▶ [Requirement] Only a number is wanted: how many lines in the listing contain the word "document"?

▶ [Items]
►
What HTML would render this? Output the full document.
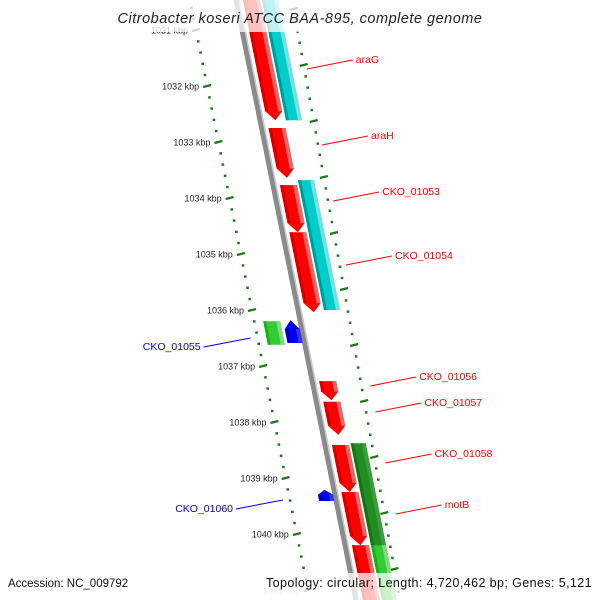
<!DOCTYPE html>
<html><head><meta charset="utf-8"><style>
body{margin:0;background:#fff}
svg{display:block;font-family:"Liberation Sans","DejaVu Sans",sans-serif}
</style></head><body>
<svg id="chart" width="600" height="600" viewBox="0 0 600 600" xmlns="http://www.w3.org/2000/svg">
<g id="scales"></g>
<g id="backbone-g"></g>
<g id="genes"></g>
<g id="labels"></g>
<rect x="0" y="0" width="600" height="32" fill="#fff" opacity="0.75"/>
<text x="300" y="23" text-anchor="middle" font-size="14.5" font-style="italic" letter-spacing="0.5" fill="#222">Citrobacter koseri ATCC BAA-895, complete genome</text>
<rect x="0" y="573" width="600" height="27" fill="#fff" opacity="0.75"/>
<text x="8" y="587" font-size="11.5" fill="#111">Accession: NC_009792</text>
<text x="592" y="587" text-anchor="end" font-size="12.5" letter-spacing="0.4" fill="#111">Topology: circular; Length: 4,720,462 bp; Genes: 5,121</text>
</svg>
<script>
// data
const fwdNames=["araG","araH","CKO_01053","CKO_01054","CKO_01056","CKO_01057","CKO_01058","motB","next-gene"];
const fwdStart=[1029.9,1032.75,1033.77,1034.61,1037.27,1037.64,1038.41,1039.25,1040.2];
const fwdEnd=[1032.61,1033.64,1034.61,1036.04,1037.61,1038.23,1039.25,1040.2,1041.6];
const cdsStart=[1029.9,1033.68];
const cdsEnd=[1032.61,1036.0];
const cdsColors=["#00cccc","#00cccc"];
const fwd2Start=[1038.38,1040.2];
const fwd2End=[1040.7,1041.6];
const fwd2Colors=["#228b22","#33cc33"];
const revNames=["CKO_01055","CKO_01060"];
const revStart=[1036.18,1039.21];
const revEnd=[1036.59,1039.41];
const revGreenStart=[1036.2];
const revGreenEnd=[1036.62];
const kbpTicks=[1031,1032,1033,1034,1035,1036,1037,1038,1039,1040,1041];
const labelY=[59,135,191,255,376,402,453,504];

const NS="http://www.w3.org/2000/svg";
const Y=k=>30+(k-1031)*56;
const BX=y=>237+0.2*y;
const RX=y=>292+0.18*y;
function mk(tag,attrs,parent){const e=document.createElementNS(NS,tag);for(const k in attrs)e.setAttribute(k,attrs[k]);parent.appendChild(e);return e;}
const scales=document.getElementById('scales'),bb=document.getElementById('backbone-g'),genes=document.getElementById('genes'),labels=document.getElementById('labels');

// backbone
let l=mk('line',{x1:BX(-10)-1,y1:-10,x2:BX(610)-1,y2:610,stroke:'#8a8a8a','stroke-width':5},bb);


mk('line',{x1:BX(-10)+2,y1:-10,x2:BX(610)+2,y2:610,stroke:'#c8c8c8','stroke-width':1.5},bb);

// scales
function scale(xf,majorOff,name){
  for(let k=1029;k<=1042;k+=0.2){
    const y=Y(k)+majorOff; if(y<-5||y>605)continue;
    const x=xf(y);
    const major=Math.abs(k-Math.round(k))<0.01;
    let t;
    if(major){t=mk('line',{x1:x-4,y1:y+1,x2:x+4,y2:y-1,stroke:'#1a7a1a','stroke-width':2.2},scales);}
    else{t=mk('rect',{x:x-1.3,y:y-1,width:2.6,height:2.4,fill:'#1a7a1a'},scales);}
    
    
  }
}
scale(y=>190+0.2*y,0,'left-scale');
scale(RX,35,'right-scale');
kbpTicks.forEach(k=>{
  const y=Y(k);const x=190+0.2*y;
  const t=mk('text',{x:x-8,y:y+3.5,'text-anchor':'end','font-size':'9','fill':k===1041?'#bbb':'#222'},scales);
  t.textContent=k+' kbp';
  
  
});

function feature(ks,ke,a,b,color,dir,name,light,dark){
  const y1=Y(ks),y2=Y(ke),tip=dir===0?0:Math.min(9,(y2-y1)*0.45);
  const P=(o,y)=>(BX(y)+o).toFixed(1)+','+y.toFixed(1);
  const m=(a+b)/2;let pts;
  if(dir>0)pts=[P(a,y1),P(b,y1),P(b,y2-tip),P(m,y2),P(a,y2-tip)];
  else if(dir<0)pts=[P(a,y1+tip),P(m,y1),P(b,y1+tip),P(b,y2),P(a,y2)];
  else pts=[P(a,y1),P(b,y1),P(b,y2),P(a,y2)];
  const g=mk('g',{},genes);
  
  
  mk('polygon',{points:pts.join(' '),fill:color},g);
  const t1=y1+(dir<0?tip:0),t2=y2-(dir>0?tip:0);
  if(light){mk('polygon',{points:[P(b-4,t1),P(b,t1),P(b,t2),P(b-4,t2)].join(' '),fill:light},g);}
  if(dark){mk('polygon',{points:[P(a,t1),P(a+3,t1),P(a+3,t2),P(a,t2)].join(' '),fill:dark},g);}
}
fwdStart.forEach((s,i)=>feature(s,fwdEnd[i],6,23,'#ff0000',1,'gene-'+fwdNames[i],'#ff6060','#cc0000'));
cdsStart.forEach((s,i)=>feature(s,cdsEnd[i],25,41,cdsColors[i],0,'cds-bar','#66e6e6','#009999'));
fwd2Start.forEach((s,i)=>feature(s,fwd2End[i],25,40,fwd2Colors[i],0,'cds-bar-green',i?'#77e077':'#35a035',i?'#22aa22':'#1a6e1a'));
revGreenStart.forEach((s,i)=>feature(s,revGreenEnd[i],-38,-21,'#33cc33',0,'rev-cds-bar','#77e077','#22aa22'));
revStart.forEach((s,i)=>feature(s,revEnd[i],-18,-3,'#0000ee',-1,'gene-'+revNames[i],'#3333ff','#0000aa'));

// labels
fwdNames.slice(0,8).forEach((n,i)=>{
  const ly=labelY[i];
  const x0=293+0.2*(ly+10);
  const lx=x0+46;
  const ln=mk('line',{x1:x0,y1:ly+10,x2:lx,y2:ly+1,stroke:'#ff0000','stroke-width':1},labels);
  
  
  const t=mk('text',{x:lx+3,y:ly+4,'font-size':'10.5',fill:'#ff0000'},labels);
  t.textContent=n;
  
  
});
const revLabelY=[347,509];
revNames.forEach((n,i)=>{
  const ly=revLabelY[i];const xe=BX(ly-9)-54;
  const ln=mk('line',{x1:xe-47,y1:ly,x2:xe,y2:ly-9,stroke:'#0000ee','stroke-width':1},labels);
  
  
  const t=mk('text',{x:xe-50,y:ly+3,'text-anchor':'end','font-size':'10.5',fill:'#0000ee'},labels);
  t.textContent=n;
  
  
});
</script>
</body></html>
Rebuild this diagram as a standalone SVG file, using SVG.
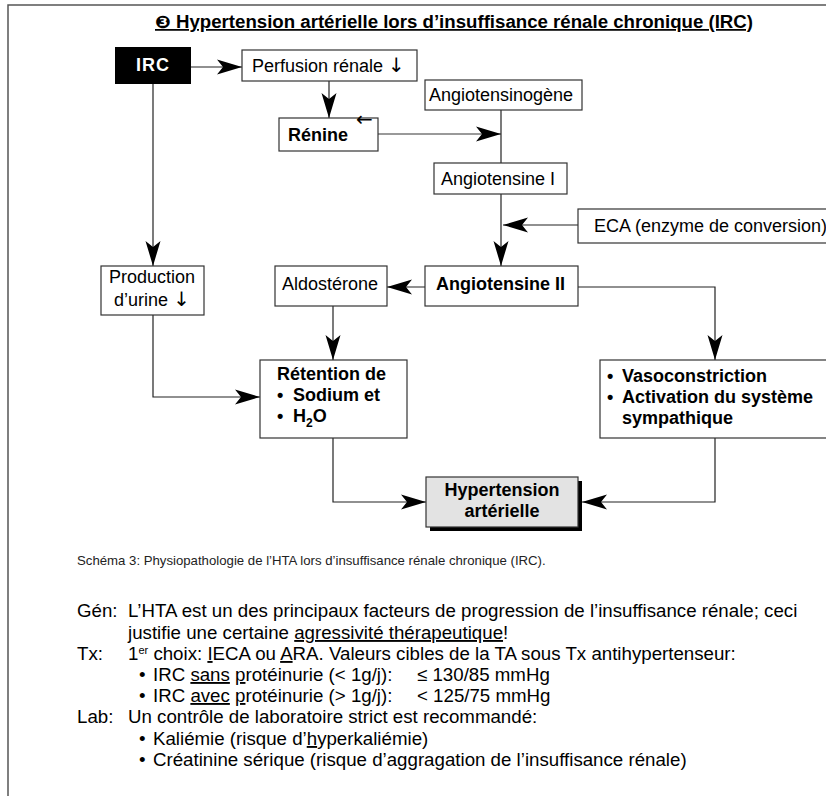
<svg xmlns="http://www.w3.org/2000/svg" width="826" height="796" viewBox="0 0 826 796">
<defs>
<marker id="ah" markerUnits="userSpaceOnUse" markerWidth="28" markerHeight="18" viewBox="-27 -9 28 18" refX="0" refY="0" orient="auto">
<path d="M0,0 L-25,-7.5 L-19,0 L-25,7.5 Z" fill="#000"/>
</marker>
<style>
text{font-family:"Liberation Sans",Arial,"DejaVu Sans",sans-serif;fill:#000}
.box{fill:#fff;stroke:#333;stroke-width:1.2}
.r{font-size:18px}
.b{font-size:18px;font-weight:bold}
.body{font-size:18.7px}
.c{fill:none;stroke:#222;stroke-width:1.2}
.g{fill:none;stroke:#777;stroke-width:1.4}
.u{text-decoration:underline}
.arr{font-family:"DejaVu Sans",sans-serif;font-size:20px}
</style>
</defs>
<rect width="826" height="796" fill="#fff"/>
<path d="M8,796 V5 H826" fill="none" stroke="#555" stroke-width="1.5"/>
<text x="155" y="28" textLength="598" lengthAdjust="spacingAndGlyphs" style="font-size:17.5px;font-weight:bold;text-decoration:underline">❸ Hypertension artérielle lors d’insuffisance rénale chronique (IRC)</text>

<g id="connectors">
<path class="c" d="M191,67 H242" marker-end="url(#ah)"/>
<path class="c" d="M329,81 V118" marker-end="url(#ah)"/>
<path class="g" d="M378,134 H501" marker-end="url(#ah)"/>
<path class="c" d="M501,110 V163"/>
<path class="c" d="M501,194 V266" marker-end="url(#ah)"/>
<path class="c" d="M578,225 H503" marker-end="url(#ah)"/>
<path class="c" d="M425,287 H387" marker-end="url(#ah)"/>
<path class="c" d="M333,306 V360" marker-end="url(#ah)"/>
<path class="c" d="M153,84 V266" marker-end="url(#ah)"/>
<path class="c" d="M153,315 V397 H260" marker-end="url(#ah)"/>
<path class="c" d="M578,287 H715 V360" marker-end="url(#ah)"/>
<path class="c" d="M333,438 V502 H426" marker-end="url(#ah)"/>
<path class="c" d="M715,438 V502 H582" marker-end="url(#ah)"/>
</g>

<g id="irc">
<rect x="115" y="47" width="76" height="37" fill="#000"/>
<text x="153" y="71" text-anchor="middle" style="font-size:18px;font-weight:bold;fill:#fff;letter-spacing:1px">IRC</text>
</g>
<g id="perfusion">
<rect class="box" x="242" y="50" width="175" height="31"/>
<text class="r" x="252" y="72">Perfusion rénale <tspan class="arr">↓</tspan></text>
</g>
<g id="renine">
<rect class="box" x="279" y="118" width="99" height="33"/>
<text class="b" x="288" y="141">Rénine</text>
<text x="356" y="126" class="arr">←</text>
</g>
<g id="angiotensinogene">
<rect class="box" x="425" y="80" width="157" height="30"/>
<text class="r" x="429" y="101">Angiotensinogène</text>
</g>
<g id="angiotensine1">
<rect class="box" x="434" y="163" width="133" height="31"/>
<text class="r" x="441" y="185">Angiotensine I</text>
</g>
<g id="eca">
<rect class="box" x="578" y="209" width="250" height="34"/>
<text class="r" x="594" y="232">ECA (enzyme de conversion)</text>
</g>
<g id="angiotensine2">
<rect class="box" x="425" y="266" width="153" height="40"/>
<text class="b" x="436" y="290">Angiotensine II</text>
</g>
<g id="aldosterone">
<rect class="box" x="275" y="266" width="112" height="40"/>
<text class="r" x="282" y="290">Aldostérone</text>
</g>
<g id="production">
<rect class="box" x="101" y="266" width="103" height="49"/>
<text class="r" x="152" y="283" text-anchor="middle">Production</text>
<text class="r" x="152" y="306" text-anchor="middle">d’urine <tspan class="arr">↓</tspan></text>
</g>
<g id="retention">
<rect class="box" x="260" y="360" width="147" height="78"/>
<text class="b" x="277" y="380">Rétention de</text>
<text class="b" x="277" y="401">•</text>
<text class="b" x="293" y="401">Sodium et</text>
<text class="b" x="277" y="422">•</text>
<text class="b" x="293" y="422">H<tspan dy="5" style="font-size:12px">2</tspan><tspan dy="-5">O</tspan></text>
</g>
<g id="vaso">
<rect class="box" x="600" y="360" width="228" height="78"/>
<text class="b" x="607" y="382">•</text>
<text class="b" x="622" y="382">Vasoconstriction</text>
<text class="b" x="607" y="403">•</text>
<text class="b" x="622" y="403">Activation du système</text>
<text class="b" x="622" y="424">sympathique</text>
</g>
<g id="hypertension">
<rect x="430" y="481" width="152" height="50" fill="#000"/>
<rect x="426" y="477" width="152" height="50" fill="#e3e3e3" stroke="#333" stroke-width="1.2"/>
<text class="b" x="502" y="496" text-anchor="middle">Hypertension</text>
<text class="b" x="502" y="517" text-anchor="middle">artérielle</text>
</g>

<text x="77" y="565" style="font-size:13.2px;fill:#222">Schéma 3: Physiopathologie de l’HTA lors d’insuffisance rénale chronique (IRC).</text>

<g id="notes">
<text class="body" x="77" y="617">Gén:</text>
<text class="body" x="128" y="617">L’HTA est un des principaux facteurs de progression de l’insuffisance rénale; ceci</text>
<text class="body" x="128" y="639">justifie une certaine <tspan class="u">agressivité thérapeutique</tspan>!</text>
<text class="body" x="77" y="660">Tx:</text>
<text class="body" x="128" y="660">1<tspan dy="-6" style="font-size:11px">er</tspan><tspan dy="6"> choix: </tspan><tspan class="u">I</tspan>ECA ou <tspan class="u">A</tspan>RA. Valeurs cibles de la TA sous Tx antihypertenseur:</text>
<text class="body" x="139" y="681">•</text>
<text class="body" x="153" y="681">IRC <tspan class="u">sans</tspan> <tspan class="u">p</tspan>rotéinurie (&lt; 1g/j):</text>
<text class="body" x="417" y="681">≤ 130/85 mmHg</text>
<text class="body" x="139" y="702">•</text>
<text class="body" x="153" y="702">IRC <tspan class="u">avec</tspan> <tspan class="u">p</tspan>rotéinurie (&gt; 1g/j):</text>
<text class="body" x="417" y="702">&lt; 125/75 mmHg</text>
<text class="body" x="77" y="723">Lab:</text>
<text class="body" x="128" y="723">Un contrôle de laboratoire strict est recommandé:</text>
<text class="body" x="139" y="745">•</text>
<text class="body" x="153" y="745">Kaliémie (risque d’<tspan class="u">h</tspan>yperkaliémie)</text>
<text class="body" x="139" y="766">•</text>
<text class="body" x="153" y="766">Créatinine sérique (risque d’aggragation de l’insuffisance rénale)</text>
</g>
</svg>
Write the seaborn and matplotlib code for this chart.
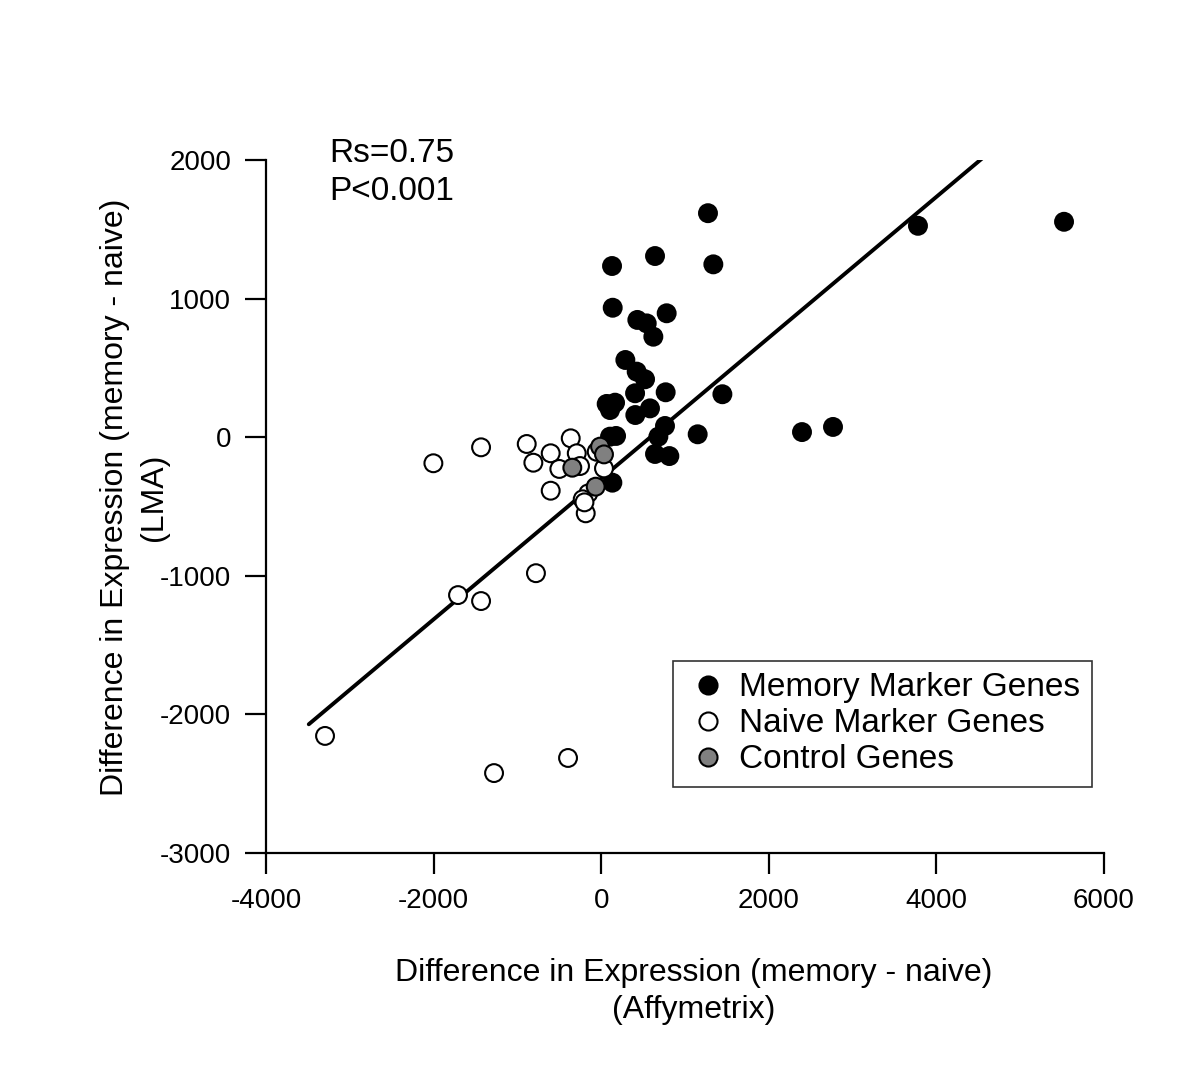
import numpy as np
import pandas as pd
import matplotlib
matplotlib.use("Agg")
import matplotlib.pyplot as plt
import seaborn as sns
from matplotlib.lines import Line2D

# values (Affymetrix diff, LMA diff)
memory_x = [1274, 642, 1338, 129, 137, 431, 543, 622, 781, 288, 423, 523, 404, 769,
            1446, 65, 165, 105, 582, 407, 105, 177, 761, 682, 1151, 642, 813, 133,
            3780, 5523, 2766, 2396]
memory_y = [1616, 1307, 1247, 1235, 934, 846, 821, 725, 894, 557, 473, 418, 317, 324,
            310, 240, 249, 196, 208, 160, 4, 9, 81, 4, 21, -121, -136, -328,
            1525, 1554, 74, 37]

naive_x = [-2003, -1434, -889, -810, -603, -364, -292, -500, -253, -54, 33, -603,
           -154, -221, -185, -779, -1709, -1434, -3296, -1279, -396, -200]
naive_y = [-188, -73, -49, -184, -116, -8, -116, -229, -208, -105, -225, -386,
           -405, -448, -549, -981, -1139, -1182, -2155, -2423, -2314, -470]

control_x = [-14, 33, -345, -66]
control_y = [-68, -124, -220, -357]

groups = ["Memory Marker Genes", "Naive Marker Genes", "Control Genes"]
colors = ["black", "white", "#808080"]

line_x = [-3490, 4700]
slope, intercept = 0.508, -298

df = pd.concat([
    pd.DataFrame({"x": memory_x, "y": memory_y, "group": groups[0]}),
    pd.DataFrame({"x": naive_x, "y": naive_y, "group": groups[1]}),
    pd.DataFrame({"x": control_x, "y": control_y, "group": groups[2]}),
])

sns.set_style("ticks")
plt.rcParams["font.family"] = ["Liberation Sans", "DejaVu Sans"]
plt.rcParams["axes.unicode_minus"] = False
for k in ["text.color", "axes.labelcolor", "xtick.color", "ytick.color", "axes.edgecolor"]:
    plt.rcParams[k] = "black"

fig = plt.figure(figsize=(12, 10.65), dpi=100)
ax = fig.add_axes([0.2217, 0.199, 0.92 - 0.2217, 0.8498 - 0.199])

sns.scatterplot(data=df, x="x", y="y", hue="group", palette=dict(zip(groups, colors)),
                s=165, edgecolor="black", linewidth=1.5, legend=False, ax=ax, zorder=3)

lx = np.array(line_x)
ax.plot(lx, slope * lx + intercept, color="black", lw=2.8, zorder=2)

ax.set_xlim(-4000, 6000)
ax.set_ylim(-3000, 2000)
ax.set_xticks([-4000, -2000, 0, 2000, 4000, 6000])
ax.set_yticks([-3000, -2000, -1000, 0, 1000, 2000])
ax.tick_params(direction="out", length=15, width=1.6, labelsize=20, pad=10)
for s in ["top", "right"]:
    ax.spines[s].set_visible(False)
for s in ["left", "bottom"]:
    ax.spines[s].set_linewidth(1.6)
ax.set_xlabel("Difference in Expression (memory - naive)\n(Affymetrix)", fontsize=23,
              linespacing=1.28)
ax.xaxis.set_label_coords(0.51, -0.152)
ax.set_ylabel("Difference in Expression (memory - naive)", fontsize=23)
ax.yaxis.set_label_coords(-0.162, 0.513)
ax.text(-0.1337, 0.513, "(LMA)", fontsize=23, rotation=90, ha="center", va="center",
        transform=ax.transAxes)

ax.text(-3250, 2160, "Rs=0.75\nP<0.001", fontsize=24, va="top", ha="left",
        linespacing=1.3, clip_on=False)

handles = [Line2D([], [], marker="o", ls="", markerfacecolor=c, markeredgecolor="black",
                  markersize=13, markeredgewidth=1.5) for c in colors]
leg = ax.legend(handles, groups, loc="lower right", bbox_to_anchor=(0.9857, 0.0952),
                fontsize=24, frameon=True, fancybox=False, edgecolor="black",
                handletextpad=0.2, borderpad=0.35, labelspacing=0.15, handlelength=1.45,
                borderaxespad=0)
leg.get_frame().set_linewidth(1.2)

fig.savefig("out.png", dpi=100, facecolor="white")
◄
▶ [Output for this exercise] 3